See how the SUCCESS Alliance has helped Ecuador rebuild its cocoa industry.

Mission-Driven Alliance

Recognizing the importance of the cocoa crop to smallholder farmers and the cocoa industry’s need for diversified cocoa sources, the Sustainable CoCoa Enterprise Solutions for Smallholders (SUCCESS) Alliance was founded in 2000 to addresses constraints to sustainable cocoa production and marketing and increase the competitiveness of the cocoa sector. The mission of the SUCCESS Alliance is to improve the livelihoods of smallholder farmers by promoting cocoa production and marketing in a way that is economically, environmentally, socially and culturally sustainable.

Worldwide Impact

The SUCCESS Alliance receives and has received funding from the United States Department of Agriculture (USDA), the United States Agency for International Development (USAID), private sector partners and local governments.
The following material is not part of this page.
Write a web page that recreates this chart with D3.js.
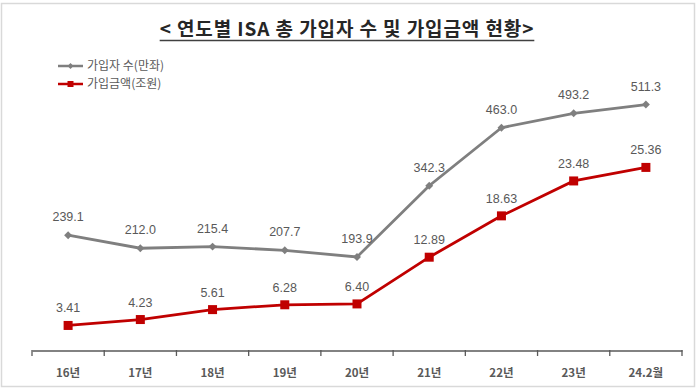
<!DOCTYPE html>
<html><head><meta charset="utf-8">
<script src="https://cdn.jsdelivr.net/npm/d3@7"></script>
<style>body{margin:0;background:#fff}svg{display:block}</style>
</head><body>
<svg id="c" width="700" height="391"></svg>
<script>
const categories = ["16년","17년","18년","19년","20년","21년","22년","23년","24.2월"];
const subscribers = [239.1,212.0,215.4,207.7,193.9,342.3,463.0,493.2,511.3];
const amounts = [3.41,4.23,5.61,6.28,6.40,12.89,18.63,23.48,25.36];
const subLabels = ["239.1","212.0","215.4","207.7","193.9","342.3","463.0","493.2","511.3"];
const amtLabels = ["3.41","4.23","5.61","6.28","6.40","12.89","18.63","23.48","25.36"];
const seriesNames = ["가입자 수(만좌)","가입금액(조원)"];
const title = "< 연도별 ISA 총 가입자 수 및 가입금액 현황>";

const svg = d3.select("#c");
const font = "'Liberation Sans', Arial, 'Noto Sans CJK KR', sans-serif";
const kfont = "'Noto Sans CJK KR', sans-serif";

// border
svg.append("rect").attr("x",1.5).attr("y",3.5).attr("width",693).attr("height",383)
  .attr("fill","none").attr("stroke","#d9d9d9").attr("stroke-width",1.5);

const x = d3.scaleBand().domain(categories).range([32,682]);
const yL = d3.scaleLinear().domain([0,600]).range([350,62]);
const yR = d3.scaleLinear().domain([0,40]).range([350,62]);

// title
const t = svg.append("text").attr("x",347).attr("y",36).attr("text-anchor","middle")
  .attr("font-family",kfont).attr("font-size",19).attr("font-weight",700)
  .attr("letter-spacing","0.9px")
  .attr("fill","#262626").text(title);
const tb = t.node().getBBox();
svg.append("line").attr("x1",tb.x).attr("x2",tb.x+tb.width).attr("y1",40.5).attr("y2",40.5)
  .attr("stroke","#404040").attr("stroke-width",1.5);

// x axis
const ax = svg.append("g").attr("transform","translate(0,350.5)")
  .call(d3.axisBottom(x).tickSizeInner(0).tickSizeOuter(0).tickFormat(""));
ax.select(".domain").attr("stroke","#595959").attr("stroke-width",1.5);
const bounds = categories.map(c=>x(c)).concat([x.range()[1]]);
svg.selectAll(".tk").data(bounds).enter().append("line")
  .attr("x1",d=>d).attr("x2",d=>d).attr("y1",350).attr("y2",356)
  .attr("stroke","#595959").attr("stroke-width",1.3);
svg.selectAll(".xl").data(categories).enter().append("text")
  .attr("x",d=>x(d)+x.bandwidth()/2).attr("y",377).attr("text-anchor","middle")
  .attr("font-family",kfont).attr("font-size",11.5).attr("font-weight",700)
  .attr("fill","#595959").text(d=>d);

const cx = (d,i)=>x(categories[i])+x.bandwidth()/2;

// gray line
const lineL = d3.line().x((d,i)=>cx(d,i)).y(d=>yL(d));
svg.append("path").datum(subscribers).attr("d",lineL).attr("fill","none")
  .attr("stroke","#7f7f7f").attr("stroke-width",2.8);
svg.selectAll(".dm").data(subscribers).enter().append("path")
  .attr("d",d3.symbol(d3.symbolDiamond2,40)())
  .attr("transform",(d,i)=>`translate(${cx(d,i)},${yL(d)})`).attr("fill","#7f7f7f");
svg.selectAll(".sl").data(subscribers).enter().append("text")
  .attr("x",(d,i)=>cx(d,i)).attr("y",d=>yL(d)-14).attr("text-anchor","middle")
  .attr("font-family",font).attr("font-size",12.5).attr("fill","#595959")
  .text((d,i)=>subLabels[i]);

// red line
const lineR = d3.line().x((d,i)=>cx(d,i)).y(d=>yR(d));
svg.append("path").datum(amounts).attr("d",lineR).attr("fill","none")
  .attr("stroke","#c00000").attr("stroke-width",2.8);
svg.selectAll(".sq").data(amounts).enter().append("rect")
  .attr("x",(d,i)=>cx(d,i)-4.5).attr("y",d=>yR(d)-4.5).attr("width",9).attr("height",9)
  .attr("fill","#c00000");
svg.selectAll(".al").data(amounts).enter().append("text")
  .attr("x",(d,i)=>cx(d,i)).attr("y",d=>yR(d)-13).attr("text-anchor","middle")
  .attr("font-family",font).attr("font-size",12.5).attr("fill","#595959")
  .text((d,i)=>amtLabels[i]);

// legend
const lg = [{c:"#7f7f7f",y:66,m:"d"},{c:"#c00000",y:84,m:"s"}];
lg.forEach((l,i)=>{
  svg.append("line").attr("x1",58).attr("x2",83).attr("y1",l.y).attr("y2",l.y)
    .attr("stroke",l.c).attr("stroke-width",2.5);
  if(l.m==="d") svg.append("path").attr("d",d3.symbol(d3.symbolDiamond2,22)())
    .attr("transform",`translate(70.5,${l.y})`).attr("fill",l.c);
  else svg.append("rect").attr("x",67.5).attr("y",l.y-3).attr("width",6).attr("height",6).attr("fill",l.c);
  svg.append("text").attr("x",87).attr("y",l.y+4).attr("font-family",kfont)
    .attr("font-size",12).attr("fill","#595959").text(seriesNames[i]);
});
</script>
</body></html>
With this funding, ACDI/VOCA and its partners have implemented SUCCESS Alliance projects with a broad range of cocoa sector actors in Ecuador, Indonesia, Liberia, the Philippines, and Vietnam.

The alliance also includes international and local organizations in the countries where the SUCCESS Alliance is active as well as local governments, the private sector and research entities.

ACDI/VOCA has additional projects with cocoa components in Bolivia, Ghana, Jamaica and Sierra Leone.